High Throughput Computing Administration Guide
This document contains SLURM administrator information specifically for high throughput computing, namely the execution of many short jobs. Getting optimal performance for high throughput computing does require some tuning and this document should help you off to a good start. A working knowledge of SLURM should be considered a prerequisite for this material.
Performance Results
SLURM has also been validated to process 100,000 jobs and job steps per hour on a sustained basis with short bursts of activity at a much higher level. Actual performance depends upon the jobs to be executed plus the hardware and configuration used.
System configuration
Three system configuration parameters must be set to support a large number of open files and TCP connections with large bursts of messages. Changes can be made using the /etc/rc.d/rc.local or /etc/sysctl.conf script to preserve changes after reboot. In either case, you can write values directly into these files (e.g. "echo 32832 > /proc/sys/fs/file-max").
- /proc/sys/fs/file-max: The maximum number of concurrently open files. We recommend a limit of at least 32,832.
- /proc/sys/net/ipv4/tcp_max_syn_backlog: Maximum number of remembered connection requests, which are still did not receive an acknowledgment from connecting client. The default value is 1024 for systems with more than 128Mb of memory, and 128 for low memory machines. If server suffers of overload, try to increase this number.
- /proc/sys/net/core/somaxconn: Limit of socket listen() backlog, known in userspace as SOMAXCONN. Defaults to 128. The value should be raised substantially to support bursts of request. For example, to support a burst of 1024 requests, set somaxconn to 1024.
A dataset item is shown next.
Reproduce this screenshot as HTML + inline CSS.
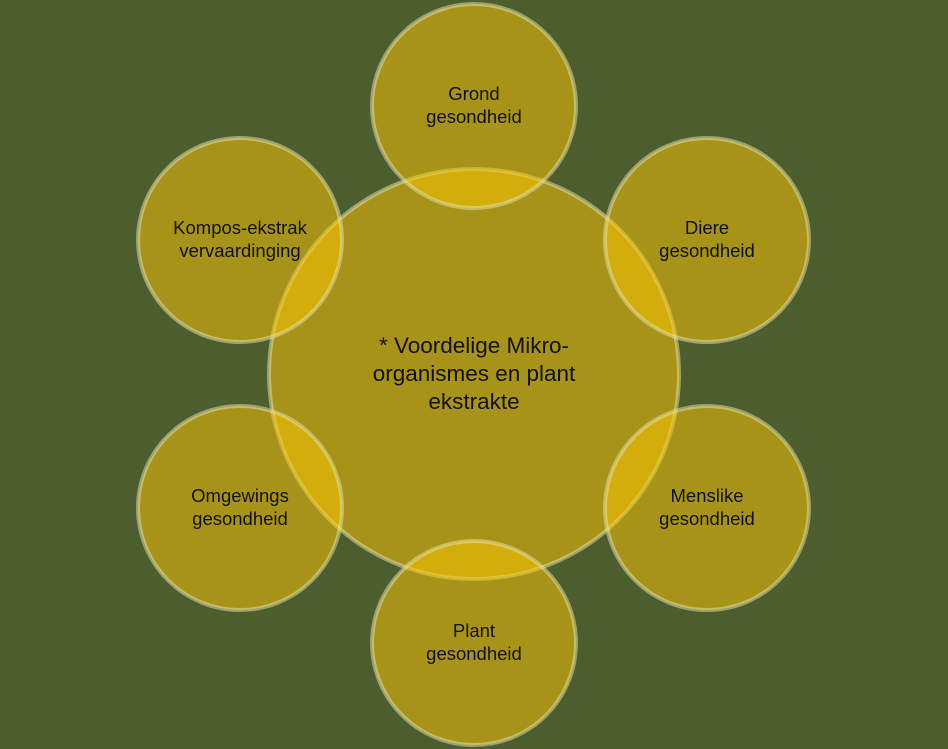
<!DOCTYPE html>
<html><head><meta charset="utf-8"><style>
html,body{margin:0;padding:0;background:#4d5e2e;}
svg{display:block}
text{font-family:"Liberation Sans",sans-serif;fill:#111;text-anchor:middle}
</style></head><body>
<svg width="948" height="749" viewBox="0 0 948 749" xmlns="http://www.w3.org/2000/svg">
<rect width="948" height="749" fill="#4d5e2e"/>
<g fill="rgb(255,200,0)" fill-opacity="0.5" stroke="#e8e6b0" stroke-opacity="0.5" stroke-width="4">
<circle cx="474" cy="374" r="205"/>
<circle cx="474" cy="106" r="102"/>
<circle cx="707" cy="240" r="102"/>
<circle cx="240" cy="240" r="102"/>
<circle cx="240" cy="508" r="102"/>
<circle cx="707" cy="508" r="102"/>
<circle cx="474" cy="643" r="102"/>
</g>
<g font-size="18.5">
<text x="474" y="100">Grond</text><text x="474" y="123">gesondheid</text>
<text x="707" y="234">Diere</text><text x="707" y="257">gesondheid</text>
<text x="240" y="234">Kompos-ekstrak</text><text x="240" y="257">vervaardinging</text>
<text x="240" y="502">Omgewings</text><text x="240" y="525">gesondheid</text>
<text x="707" y="502">Menslike</text><text x="707" y="525">gesondheid</text>
<text x="474" y="637">Plant</text><text x="474" y="660">gesondheid</text>
</g>
<g font-size="22.5">
<text x="474" y="353">* Voordelige Mikro-</text>
<text x="474" y="381">organismes en plant</text>
<text x="474" y="409">ekstrakte</text>
</g>
</svg>
</body></html>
The transmit queue length (txqueuelen) may also need to be modified
using the ifconfig command. A value of 4096 has been found to work well for one
site with a very large cluster
(e.g. "ifconfig
User limits
The ulimit values in effect for the slurmctld daemon should be set quite high for memory size, open file count and stack size.
SLURM Configuration
Several SLURM configuration parameters should be adjusted to reflect the needs of high throughput computing.
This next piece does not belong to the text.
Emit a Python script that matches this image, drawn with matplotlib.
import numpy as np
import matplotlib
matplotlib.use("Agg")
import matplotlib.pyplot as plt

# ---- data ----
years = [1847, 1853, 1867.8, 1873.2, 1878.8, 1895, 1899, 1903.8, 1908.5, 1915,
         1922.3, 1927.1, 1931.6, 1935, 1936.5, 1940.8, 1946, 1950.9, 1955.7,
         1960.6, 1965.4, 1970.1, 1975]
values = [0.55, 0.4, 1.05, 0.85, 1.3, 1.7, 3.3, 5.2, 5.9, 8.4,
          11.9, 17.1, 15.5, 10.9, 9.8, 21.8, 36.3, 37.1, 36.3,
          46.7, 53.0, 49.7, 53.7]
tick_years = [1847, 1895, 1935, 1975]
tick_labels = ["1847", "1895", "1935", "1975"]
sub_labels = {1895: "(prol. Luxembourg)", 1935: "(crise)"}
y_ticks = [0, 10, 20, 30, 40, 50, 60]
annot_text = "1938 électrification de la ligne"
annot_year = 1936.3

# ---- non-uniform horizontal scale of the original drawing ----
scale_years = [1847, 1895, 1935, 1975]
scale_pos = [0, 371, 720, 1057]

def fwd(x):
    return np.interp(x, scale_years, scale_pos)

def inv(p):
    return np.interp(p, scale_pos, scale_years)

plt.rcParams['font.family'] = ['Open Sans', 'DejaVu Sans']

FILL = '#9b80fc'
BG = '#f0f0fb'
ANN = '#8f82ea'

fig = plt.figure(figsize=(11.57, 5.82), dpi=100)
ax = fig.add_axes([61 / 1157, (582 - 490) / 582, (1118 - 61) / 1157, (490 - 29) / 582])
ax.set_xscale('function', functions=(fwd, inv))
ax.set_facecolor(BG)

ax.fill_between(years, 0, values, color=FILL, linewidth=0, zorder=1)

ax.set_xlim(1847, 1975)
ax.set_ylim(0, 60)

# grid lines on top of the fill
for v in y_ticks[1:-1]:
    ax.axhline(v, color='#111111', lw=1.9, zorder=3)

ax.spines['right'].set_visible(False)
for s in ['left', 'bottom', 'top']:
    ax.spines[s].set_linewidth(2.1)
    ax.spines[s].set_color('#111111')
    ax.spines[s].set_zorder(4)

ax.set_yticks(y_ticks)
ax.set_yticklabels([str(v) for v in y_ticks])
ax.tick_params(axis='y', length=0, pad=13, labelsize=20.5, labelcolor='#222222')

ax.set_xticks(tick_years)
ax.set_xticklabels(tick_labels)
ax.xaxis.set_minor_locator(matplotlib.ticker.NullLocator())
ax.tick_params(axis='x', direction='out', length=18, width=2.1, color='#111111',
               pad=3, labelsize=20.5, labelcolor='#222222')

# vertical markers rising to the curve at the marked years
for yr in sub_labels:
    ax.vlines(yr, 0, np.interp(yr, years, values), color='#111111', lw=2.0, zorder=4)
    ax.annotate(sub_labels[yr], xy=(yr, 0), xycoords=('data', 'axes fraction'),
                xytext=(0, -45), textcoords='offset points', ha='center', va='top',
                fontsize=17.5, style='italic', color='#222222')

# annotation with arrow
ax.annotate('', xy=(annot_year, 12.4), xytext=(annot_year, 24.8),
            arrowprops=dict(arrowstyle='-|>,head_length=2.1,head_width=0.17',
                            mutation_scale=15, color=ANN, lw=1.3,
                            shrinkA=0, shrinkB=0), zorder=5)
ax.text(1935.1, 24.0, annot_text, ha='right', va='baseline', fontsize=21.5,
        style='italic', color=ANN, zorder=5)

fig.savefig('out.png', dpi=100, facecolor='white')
- MaxJobCount: Controls how many jobs may be in the slurmctld daemon records at any point in time (pending, running, suspended or completed[temporarily]). The default value is 10,000
- MessageTimeout: Controls how long to wait for a response to messages. The default value is 10 seconds. While the slurmctld daemon is highly threaded, its responsiveness is load dependent. This value might need to be increased somewhat.
- MinJobAge: Controls how soon the record of a completed job can be purged from the slurmctld memory and thus not visible using the squeue command. The record of jobs run will be preserved in accounting records and logs. The default value is 300 seconds. The value should be reduced to a few seconds if possible.
- SchedulerParameters:
Several scheduling parameters are available.
- Setting option defer will avoid attempting to schedule each job individually at job submit time, but defer it until a later time when scheduling multiple jobs simultaneously may be possible. This option may improve system responsiveness when large numbers of jobs (many hundreds) are submitted at the same time, but it will delay the initiation time of individual jobs.
- A variation of defer would be to configure default_queue_depth to a relatively small number to avoid attempting to schedule large numbers of jobs every time some job completes or another routine action occurs. (NOTE: the default value of default_queue_depth should be fine in most cases).
- The sched/backfill plugin has relatively high overhead if used with large numbers of job. Configuring max_job_bf to a modest size (say 100 jobs or less) and interval to 30 seconds or more will limit the overhead of backfill scheduling (NOTE: the default values are fine for both of these parameters).
- SlurmctldPort: It is desirable to configure the slurmctld daemon to accept incoming messages on more than one port in order to avoid having incoming messages discarded by the operating system due to exceeding the SOMAXCONN limit described above. Using between two and ten ports is suggested when large numbers of simultaneous requests are to be supported.
- Other: Configure logging, accounting and other overhead to a minimum appropriate for your environment.
Last modified 30 August 2010